→ THE PROBLEM
Of the lines in the listing, how many include the string "page"? Write the number and nothing else.

Entries with chart source code
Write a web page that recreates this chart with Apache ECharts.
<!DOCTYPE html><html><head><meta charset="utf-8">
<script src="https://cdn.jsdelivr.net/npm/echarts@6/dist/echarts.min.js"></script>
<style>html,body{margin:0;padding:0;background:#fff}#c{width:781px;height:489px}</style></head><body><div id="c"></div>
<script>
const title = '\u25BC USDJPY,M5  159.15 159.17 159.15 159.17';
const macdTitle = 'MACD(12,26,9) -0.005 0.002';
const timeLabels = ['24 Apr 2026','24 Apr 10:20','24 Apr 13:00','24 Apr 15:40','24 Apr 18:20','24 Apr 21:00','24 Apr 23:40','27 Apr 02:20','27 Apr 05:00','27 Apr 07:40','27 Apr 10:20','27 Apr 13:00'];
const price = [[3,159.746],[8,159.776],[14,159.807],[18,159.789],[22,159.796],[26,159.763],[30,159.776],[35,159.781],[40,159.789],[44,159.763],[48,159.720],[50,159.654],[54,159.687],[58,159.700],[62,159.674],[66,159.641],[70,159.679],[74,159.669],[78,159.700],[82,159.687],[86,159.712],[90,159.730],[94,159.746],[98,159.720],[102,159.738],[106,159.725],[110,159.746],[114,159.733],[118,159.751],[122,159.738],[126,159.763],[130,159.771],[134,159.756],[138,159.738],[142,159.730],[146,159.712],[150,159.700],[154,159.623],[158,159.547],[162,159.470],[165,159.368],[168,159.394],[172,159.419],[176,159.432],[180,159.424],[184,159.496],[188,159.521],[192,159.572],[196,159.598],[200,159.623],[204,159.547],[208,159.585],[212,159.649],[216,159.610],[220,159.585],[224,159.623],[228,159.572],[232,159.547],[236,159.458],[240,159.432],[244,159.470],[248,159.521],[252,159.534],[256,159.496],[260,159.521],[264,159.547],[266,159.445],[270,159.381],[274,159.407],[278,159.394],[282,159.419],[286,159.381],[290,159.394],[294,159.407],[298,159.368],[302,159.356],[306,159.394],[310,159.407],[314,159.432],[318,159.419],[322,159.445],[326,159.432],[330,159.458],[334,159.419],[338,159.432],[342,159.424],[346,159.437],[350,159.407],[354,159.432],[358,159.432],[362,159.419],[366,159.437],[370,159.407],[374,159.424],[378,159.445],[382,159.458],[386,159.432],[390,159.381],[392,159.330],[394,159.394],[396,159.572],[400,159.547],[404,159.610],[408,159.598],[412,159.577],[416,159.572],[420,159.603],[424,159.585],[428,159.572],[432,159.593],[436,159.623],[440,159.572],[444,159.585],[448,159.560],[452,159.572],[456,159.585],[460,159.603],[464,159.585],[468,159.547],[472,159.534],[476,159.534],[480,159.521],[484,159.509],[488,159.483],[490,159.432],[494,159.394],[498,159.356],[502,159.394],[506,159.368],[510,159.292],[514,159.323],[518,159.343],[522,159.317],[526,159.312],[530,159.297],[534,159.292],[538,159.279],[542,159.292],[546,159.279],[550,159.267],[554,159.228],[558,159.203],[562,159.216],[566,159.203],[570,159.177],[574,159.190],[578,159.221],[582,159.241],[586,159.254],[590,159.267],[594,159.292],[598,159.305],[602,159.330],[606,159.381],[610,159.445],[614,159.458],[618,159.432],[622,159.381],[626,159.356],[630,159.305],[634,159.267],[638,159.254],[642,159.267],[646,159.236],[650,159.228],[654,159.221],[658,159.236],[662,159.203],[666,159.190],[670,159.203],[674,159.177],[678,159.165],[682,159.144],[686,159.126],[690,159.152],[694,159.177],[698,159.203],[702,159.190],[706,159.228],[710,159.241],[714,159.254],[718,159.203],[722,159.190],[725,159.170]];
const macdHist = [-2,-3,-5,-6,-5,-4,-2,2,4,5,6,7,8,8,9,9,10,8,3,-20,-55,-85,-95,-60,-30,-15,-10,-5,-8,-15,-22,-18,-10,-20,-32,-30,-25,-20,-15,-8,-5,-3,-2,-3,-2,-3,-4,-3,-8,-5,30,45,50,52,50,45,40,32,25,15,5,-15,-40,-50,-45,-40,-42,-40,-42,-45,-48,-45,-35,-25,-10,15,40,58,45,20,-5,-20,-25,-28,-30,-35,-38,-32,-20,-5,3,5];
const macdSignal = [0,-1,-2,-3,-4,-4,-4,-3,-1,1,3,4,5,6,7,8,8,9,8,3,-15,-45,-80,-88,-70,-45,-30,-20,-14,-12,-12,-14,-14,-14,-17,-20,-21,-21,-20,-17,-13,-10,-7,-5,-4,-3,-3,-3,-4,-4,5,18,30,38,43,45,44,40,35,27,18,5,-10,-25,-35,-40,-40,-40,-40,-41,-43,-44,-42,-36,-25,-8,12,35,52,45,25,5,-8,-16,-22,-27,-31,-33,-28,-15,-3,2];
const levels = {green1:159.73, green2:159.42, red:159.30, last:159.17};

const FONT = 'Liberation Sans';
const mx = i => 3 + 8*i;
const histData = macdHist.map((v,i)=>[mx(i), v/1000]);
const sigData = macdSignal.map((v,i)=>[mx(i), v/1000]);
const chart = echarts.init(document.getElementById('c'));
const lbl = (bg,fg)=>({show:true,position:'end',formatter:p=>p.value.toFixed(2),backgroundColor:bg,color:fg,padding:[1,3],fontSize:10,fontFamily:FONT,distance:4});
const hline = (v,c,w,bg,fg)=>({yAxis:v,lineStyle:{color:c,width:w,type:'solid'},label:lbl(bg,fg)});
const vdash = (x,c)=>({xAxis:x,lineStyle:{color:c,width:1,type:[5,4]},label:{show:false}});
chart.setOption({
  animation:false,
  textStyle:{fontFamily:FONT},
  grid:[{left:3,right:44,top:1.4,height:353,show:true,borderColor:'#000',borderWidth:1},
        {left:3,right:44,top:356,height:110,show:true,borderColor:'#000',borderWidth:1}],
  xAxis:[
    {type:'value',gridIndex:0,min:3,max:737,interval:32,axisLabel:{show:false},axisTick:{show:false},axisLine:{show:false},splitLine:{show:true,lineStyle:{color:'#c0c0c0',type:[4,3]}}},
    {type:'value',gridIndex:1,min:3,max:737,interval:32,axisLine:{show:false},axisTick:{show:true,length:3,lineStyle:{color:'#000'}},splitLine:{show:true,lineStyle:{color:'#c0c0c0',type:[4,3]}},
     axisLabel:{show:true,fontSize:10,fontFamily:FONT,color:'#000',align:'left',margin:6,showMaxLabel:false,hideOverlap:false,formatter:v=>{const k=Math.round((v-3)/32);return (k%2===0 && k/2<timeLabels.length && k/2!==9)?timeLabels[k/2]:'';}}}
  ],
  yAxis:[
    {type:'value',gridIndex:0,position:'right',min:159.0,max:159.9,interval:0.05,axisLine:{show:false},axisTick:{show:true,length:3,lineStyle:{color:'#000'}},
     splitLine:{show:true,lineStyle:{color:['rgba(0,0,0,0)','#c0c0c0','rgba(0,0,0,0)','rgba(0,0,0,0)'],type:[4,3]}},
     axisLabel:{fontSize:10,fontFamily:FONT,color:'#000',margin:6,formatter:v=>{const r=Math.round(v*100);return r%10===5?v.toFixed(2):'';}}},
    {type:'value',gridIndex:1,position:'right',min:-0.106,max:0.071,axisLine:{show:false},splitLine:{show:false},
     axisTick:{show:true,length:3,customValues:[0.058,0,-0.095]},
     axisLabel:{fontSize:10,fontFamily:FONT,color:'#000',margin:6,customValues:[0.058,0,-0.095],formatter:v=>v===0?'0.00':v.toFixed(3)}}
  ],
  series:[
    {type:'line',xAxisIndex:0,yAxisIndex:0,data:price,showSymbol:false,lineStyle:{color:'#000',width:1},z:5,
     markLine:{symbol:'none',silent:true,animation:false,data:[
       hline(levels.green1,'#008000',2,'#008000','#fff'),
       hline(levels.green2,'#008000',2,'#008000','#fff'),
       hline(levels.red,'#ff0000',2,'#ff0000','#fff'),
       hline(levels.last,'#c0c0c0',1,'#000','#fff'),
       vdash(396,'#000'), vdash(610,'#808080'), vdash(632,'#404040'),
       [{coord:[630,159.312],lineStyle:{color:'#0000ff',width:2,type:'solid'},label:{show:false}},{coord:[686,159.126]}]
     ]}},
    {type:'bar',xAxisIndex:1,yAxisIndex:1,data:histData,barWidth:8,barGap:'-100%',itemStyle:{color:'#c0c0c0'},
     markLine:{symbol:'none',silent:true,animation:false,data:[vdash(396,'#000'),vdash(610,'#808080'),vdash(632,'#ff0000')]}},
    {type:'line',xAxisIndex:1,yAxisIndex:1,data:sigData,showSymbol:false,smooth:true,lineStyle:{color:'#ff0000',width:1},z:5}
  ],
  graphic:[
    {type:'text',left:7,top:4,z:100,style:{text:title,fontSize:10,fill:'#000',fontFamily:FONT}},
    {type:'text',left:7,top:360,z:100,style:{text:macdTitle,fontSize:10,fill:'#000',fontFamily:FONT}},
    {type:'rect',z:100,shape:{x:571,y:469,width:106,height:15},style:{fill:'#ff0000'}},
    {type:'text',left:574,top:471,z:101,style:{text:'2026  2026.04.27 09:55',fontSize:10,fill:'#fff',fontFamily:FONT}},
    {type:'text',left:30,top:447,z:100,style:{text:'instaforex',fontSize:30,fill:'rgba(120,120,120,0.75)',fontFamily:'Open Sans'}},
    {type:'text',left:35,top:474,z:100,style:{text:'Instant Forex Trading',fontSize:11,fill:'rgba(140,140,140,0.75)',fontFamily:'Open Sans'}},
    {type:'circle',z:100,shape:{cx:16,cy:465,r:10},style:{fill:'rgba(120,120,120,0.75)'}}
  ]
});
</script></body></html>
...
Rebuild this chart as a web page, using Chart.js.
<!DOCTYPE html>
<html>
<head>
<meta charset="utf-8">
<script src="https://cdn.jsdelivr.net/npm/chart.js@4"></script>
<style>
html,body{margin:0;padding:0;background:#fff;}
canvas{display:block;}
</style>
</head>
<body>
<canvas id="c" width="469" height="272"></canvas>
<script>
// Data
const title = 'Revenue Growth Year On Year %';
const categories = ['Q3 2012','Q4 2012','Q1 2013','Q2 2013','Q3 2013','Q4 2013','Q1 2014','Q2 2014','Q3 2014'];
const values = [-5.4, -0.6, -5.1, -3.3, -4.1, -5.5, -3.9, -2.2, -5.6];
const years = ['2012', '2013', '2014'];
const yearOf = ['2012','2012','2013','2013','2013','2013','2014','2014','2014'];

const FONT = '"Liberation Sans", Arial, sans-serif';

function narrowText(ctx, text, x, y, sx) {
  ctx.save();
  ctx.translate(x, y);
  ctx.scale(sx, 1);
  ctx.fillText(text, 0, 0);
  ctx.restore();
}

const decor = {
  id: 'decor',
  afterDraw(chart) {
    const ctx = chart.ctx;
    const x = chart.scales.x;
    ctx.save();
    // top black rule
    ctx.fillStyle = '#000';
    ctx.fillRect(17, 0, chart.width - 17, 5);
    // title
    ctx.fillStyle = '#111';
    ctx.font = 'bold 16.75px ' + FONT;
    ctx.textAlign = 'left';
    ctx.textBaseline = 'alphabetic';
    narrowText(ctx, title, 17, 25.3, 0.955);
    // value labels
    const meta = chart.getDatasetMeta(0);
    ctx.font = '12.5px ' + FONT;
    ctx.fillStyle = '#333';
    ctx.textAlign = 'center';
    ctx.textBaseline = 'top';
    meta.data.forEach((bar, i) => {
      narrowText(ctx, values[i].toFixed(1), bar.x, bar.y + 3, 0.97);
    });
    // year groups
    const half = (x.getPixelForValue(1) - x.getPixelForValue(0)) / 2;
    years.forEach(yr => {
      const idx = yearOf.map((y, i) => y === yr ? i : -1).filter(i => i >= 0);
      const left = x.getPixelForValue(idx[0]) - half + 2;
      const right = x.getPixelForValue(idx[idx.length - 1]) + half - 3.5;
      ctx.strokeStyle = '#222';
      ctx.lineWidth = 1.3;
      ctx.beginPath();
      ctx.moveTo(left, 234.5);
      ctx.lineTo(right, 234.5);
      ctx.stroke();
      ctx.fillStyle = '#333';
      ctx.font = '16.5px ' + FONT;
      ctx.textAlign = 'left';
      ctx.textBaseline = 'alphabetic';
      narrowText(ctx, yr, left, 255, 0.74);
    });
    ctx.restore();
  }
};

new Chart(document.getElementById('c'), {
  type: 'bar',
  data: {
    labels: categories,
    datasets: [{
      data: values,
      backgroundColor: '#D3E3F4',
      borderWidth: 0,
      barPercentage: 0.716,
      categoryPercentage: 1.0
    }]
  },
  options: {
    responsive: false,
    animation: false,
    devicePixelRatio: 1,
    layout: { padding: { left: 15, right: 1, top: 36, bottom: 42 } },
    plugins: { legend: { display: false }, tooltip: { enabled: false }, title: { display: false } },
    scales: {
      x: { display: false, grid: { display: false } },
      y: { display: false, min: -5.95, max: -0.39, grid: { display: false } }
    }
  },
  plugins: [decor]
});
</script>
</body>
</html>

→ RESULT BELOW
2